What Comments Are We Asking For?
Please have a look at the full document, by downloading the pdf Thank you!
We are looking for general feedback and comments on the ideas presented in this RFC. In addition, there are still a number of open questions we would like your input on, specifically: Incentives: Are the moral, technical and financial incentives strong enough for meaningful participation, without regulatory pressure?
Liability: Is the liability currently placed on the company/entity holding data reduced by offloading data to a trust? Is it reduced enough?

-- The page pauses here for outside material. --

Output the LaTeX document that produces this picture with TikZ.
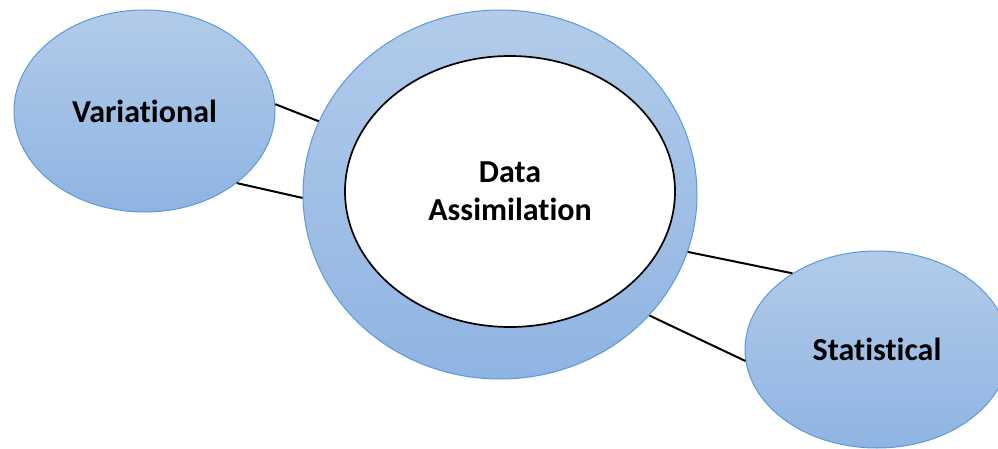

Governance: Can we avoid voting? At the moment our design relies on low barriers of entry for the creation of data trusts, certification of data trusts, as well as low switching costs for data subjects as the main ways to ensure data subjects are sufficiently represented by the data custodian, without the need for democratic processes to govern control over data. Is this enough to prevent evil data trust empires from emerging? What other models could we envision? For context, the representative interests are:
- Trustees for subjects and impacted parties
- Data Subjects
- Impacted non-subjects
Failure Modes? Can we develop a “FAIL-SAFE” Model for this trust, where it can “degrade gracefully”? What happens when faith on data trust is eroded? How do we prevent one data trust to gain monopoly power? Are our ideas around portable data and consent sufficiently strong to mitigate this risk? How do we ensure survival of data trust does not come at the expense of ethical data sharing?
Consent over shared data: For simplicity, we have assumed a model of “joint account with sole survivorship”, which implies that shared data is wholly owned by each party. Is this enough? Or are new kinds of consent required to broker the relationship between data parties? If Kim messages Peter, can Kim then take a copy of those messages with them as they leave the trust? If the trust loses its certification, who has rights over those messages - if anyone?